7 Kasım 2008 Cuma

Canlarıma...

Sevgili Banu’m,
Ekrana uzun bir süre baktım, düşündüm düşündüm, düşündüm…
Sana ne diye hitap etmeliyim ki?
Arkadaşım, kardeşim, can yoldaşım, ablam, dayanağım, sırdaşım, dert ortağım, akıl hocam, sığınacak limanım…
Bunların hepsi ve daha fazlasısın sen benim için…
Bazen düşünüyorum da, kan bağı olmadan da kardeşlik olabiliyormuş…
Hayatımda o kadar büyük bir yeri kaplıyorsun ki, sensiz bir dünyayı inan ki düşünemiyorum.
Zaman zaman sana “İyi ki varsın” diyorum ya, gerçekten iyi ki varsın…
Benim için çok özelsin ve hep öyle kalacaksın…

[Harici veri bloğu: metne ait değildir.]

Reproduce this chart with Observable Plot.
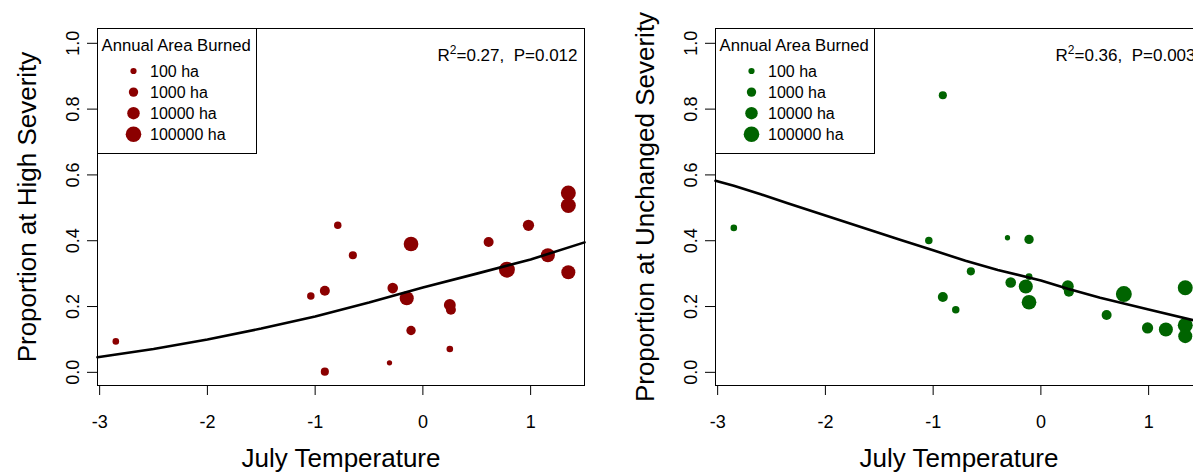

Dünyada bir insanın yapabileceği en büyük güzelliği yaptığının farkındasın değil mi?
Hayata melekler kadar mükemmel bir prenses getirdin…
Başak Hanım…
Cadı mı cadı, tatlı mı tatlı, şeker mi şeker, şımarık mı şımarık, edepsiz mi edepsiz, güzel mi güzel, can mı can…

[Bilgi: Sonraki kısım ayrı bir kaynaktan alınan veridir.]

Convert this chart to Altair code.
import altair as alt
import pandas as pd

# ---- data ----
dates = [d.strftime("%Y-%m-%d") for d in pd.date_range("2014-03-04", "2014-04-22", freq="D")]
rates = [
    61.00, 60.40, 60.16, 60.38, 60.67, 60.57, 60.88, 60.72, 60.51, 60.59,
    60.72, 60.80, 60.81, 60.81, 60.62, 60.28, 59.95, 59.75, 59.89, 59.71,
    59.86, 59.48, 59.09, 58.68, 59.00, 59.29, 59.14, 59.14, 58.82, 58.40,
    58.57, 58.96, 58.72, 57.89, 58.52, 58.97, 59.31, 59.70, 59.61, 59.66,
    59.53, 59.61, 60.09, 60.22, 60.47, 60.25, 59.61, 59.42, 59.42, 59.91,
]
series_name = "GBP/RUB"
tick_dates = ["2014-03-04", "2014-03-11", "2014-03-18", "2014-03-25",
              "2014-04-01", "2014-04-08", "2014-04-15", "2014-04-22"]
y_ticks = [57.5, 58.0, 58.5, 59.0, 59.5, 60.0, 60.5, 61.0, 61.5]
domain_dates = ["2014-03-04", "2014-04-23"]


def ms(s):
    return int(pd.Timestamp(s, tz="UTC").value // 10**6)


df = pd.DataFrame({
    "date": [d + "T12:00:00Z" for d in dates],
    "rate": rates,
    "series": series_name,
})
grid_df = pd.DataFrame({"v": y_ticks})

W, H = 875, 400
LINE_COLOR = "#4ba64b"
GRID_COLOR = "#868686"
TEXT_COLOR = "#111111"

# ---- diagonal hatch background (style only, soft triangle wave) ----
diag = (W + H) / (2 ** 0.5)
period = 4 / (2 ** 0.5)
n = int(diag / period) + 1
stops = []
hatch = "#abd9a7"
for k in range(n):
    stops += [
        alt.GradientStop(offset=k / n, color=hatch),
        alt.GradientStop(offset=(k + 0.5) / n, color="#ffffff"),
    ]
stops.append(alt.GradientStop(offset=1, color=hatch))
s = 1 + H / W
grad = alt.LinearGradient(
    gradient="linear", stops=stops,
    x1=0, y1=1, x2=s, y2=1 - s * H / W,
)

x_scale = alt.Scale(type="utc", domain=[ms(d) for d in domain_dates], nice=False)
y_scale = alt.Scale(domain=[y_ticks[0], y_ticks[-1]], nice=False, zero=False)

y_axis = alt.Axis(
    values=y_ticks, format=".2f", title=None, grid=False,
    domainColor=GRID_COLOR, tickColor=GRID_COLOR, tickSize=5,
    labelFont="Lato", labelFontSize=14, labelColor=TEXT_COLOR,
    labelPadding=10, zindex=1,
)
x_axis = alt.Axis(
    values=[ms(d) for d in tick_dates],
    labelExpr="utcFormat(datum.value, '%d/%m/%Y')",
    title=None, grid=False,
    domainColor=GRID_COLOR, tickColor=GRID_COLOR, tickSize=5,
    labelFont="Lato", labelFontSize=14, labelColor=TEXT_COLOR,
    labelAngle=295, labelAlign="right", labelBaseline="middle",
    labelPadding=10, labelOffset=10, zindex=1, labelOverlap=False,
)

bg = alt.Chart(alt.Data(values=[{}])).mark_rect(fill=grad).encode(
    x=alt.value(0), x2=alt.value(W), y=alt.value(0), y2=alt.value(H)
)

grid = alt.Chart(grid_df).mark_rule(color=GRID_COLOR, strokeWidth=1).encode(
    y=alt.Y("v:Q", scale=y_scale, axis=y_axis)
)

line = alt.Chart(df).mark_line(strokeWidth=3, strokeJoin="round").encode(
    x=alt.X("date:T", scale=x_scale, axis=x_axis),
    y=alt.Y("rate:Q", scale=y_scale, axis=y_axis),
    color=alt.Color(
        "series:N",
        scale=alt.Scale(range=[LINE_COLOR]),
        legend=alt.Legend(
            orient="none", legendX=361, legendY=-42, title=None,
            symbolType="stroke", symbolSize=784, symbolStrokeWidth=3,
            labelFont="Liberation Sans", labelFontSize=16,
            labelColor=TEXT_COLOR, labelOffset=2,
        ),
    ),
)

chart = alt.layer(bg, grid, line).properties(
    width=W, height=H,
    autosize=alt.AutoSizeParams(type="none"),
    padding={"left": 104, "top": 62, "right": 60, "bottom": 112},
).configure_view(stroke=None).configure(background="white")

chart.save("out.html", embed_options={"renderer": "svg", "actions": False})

Başağım o kadar küçük ki daha…
Güldü mü gözlerinin içi gülüyor…
O kadar saf, o kadar berrak ve o kadar minik ki…
O kadar sevgi dolu ki…
Allahım O’nu tüm kötülüklerden uzak tutsun…

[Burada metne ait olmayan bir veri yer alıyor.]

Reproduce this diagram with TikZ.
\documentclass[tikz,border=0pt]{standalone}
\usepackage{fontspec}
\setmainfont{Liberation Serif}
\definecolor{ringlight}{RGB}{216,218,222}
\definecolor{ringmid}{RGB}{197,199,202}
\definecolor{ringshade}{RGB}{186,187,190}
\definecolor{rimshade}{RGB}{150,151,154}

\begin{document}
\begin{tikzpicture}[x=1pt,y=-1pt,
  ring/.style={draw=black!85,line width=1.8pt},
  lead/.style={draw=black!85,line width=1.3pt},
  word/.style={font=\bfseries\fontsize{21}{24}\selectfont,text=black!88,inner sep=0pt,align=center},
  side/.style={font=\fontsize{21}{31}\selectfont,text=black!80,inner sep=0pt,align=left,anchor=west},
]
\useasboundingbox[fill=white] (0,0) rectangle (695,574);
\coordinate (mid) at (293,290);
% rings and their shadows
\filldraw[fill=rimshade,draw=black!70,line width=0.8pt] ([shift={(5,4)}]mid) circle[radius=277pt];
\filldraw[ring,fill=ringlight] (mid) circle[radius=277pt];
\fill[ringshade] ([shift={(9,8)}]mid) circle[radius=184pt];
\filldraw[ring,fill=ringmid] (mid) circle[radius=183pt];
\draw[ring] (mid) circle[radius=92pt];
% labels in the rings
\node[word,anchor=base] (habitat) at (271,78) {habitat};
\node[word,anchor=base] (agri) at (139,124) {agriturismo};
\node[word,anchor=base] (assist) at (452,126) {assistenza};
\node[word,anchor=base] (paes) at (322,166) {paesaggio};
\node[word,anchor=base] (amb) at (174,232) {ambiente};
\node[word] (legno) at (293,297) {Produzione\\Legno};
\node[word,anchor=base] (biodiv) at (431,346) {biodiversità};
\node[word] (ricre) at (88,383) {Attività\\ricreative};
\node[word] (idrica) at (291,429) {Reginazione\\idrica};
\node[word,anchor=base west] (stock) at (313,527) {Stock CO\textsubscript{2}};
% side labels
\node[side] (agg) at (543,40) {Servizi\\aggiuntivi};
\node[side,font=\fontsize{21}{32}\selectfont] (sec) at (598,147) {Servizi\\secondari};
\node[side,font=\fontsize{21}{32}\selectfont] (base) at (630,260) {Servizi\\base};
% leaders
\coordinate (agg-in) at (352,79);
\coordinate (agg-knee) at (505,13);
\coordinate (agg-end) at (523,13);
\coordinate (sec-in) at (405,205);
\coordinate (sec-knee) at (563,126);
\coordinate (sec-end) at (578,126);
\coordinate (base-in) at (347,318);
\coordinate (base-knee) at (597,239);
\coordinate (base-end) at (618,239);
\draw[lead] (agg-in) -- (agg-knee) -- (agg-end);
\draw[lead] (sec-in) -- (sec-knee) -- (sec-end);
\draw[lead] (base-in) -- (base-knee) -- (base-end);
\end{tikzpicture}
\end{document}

O’nun o gül yüzünde ki tebessüm hiç kaybolmasın…
O’nun o pırlanta ışıltısı hiç sönmesin…
Seni ve kuzuyu dünyalar kadar çok seviyorum.
Bir elin parmaklarını aşmaz derler ya, işte siz o parmakların bir tanesisiniz…
Yüzünün daima gülsün, huzur her zaman sizinle olsun.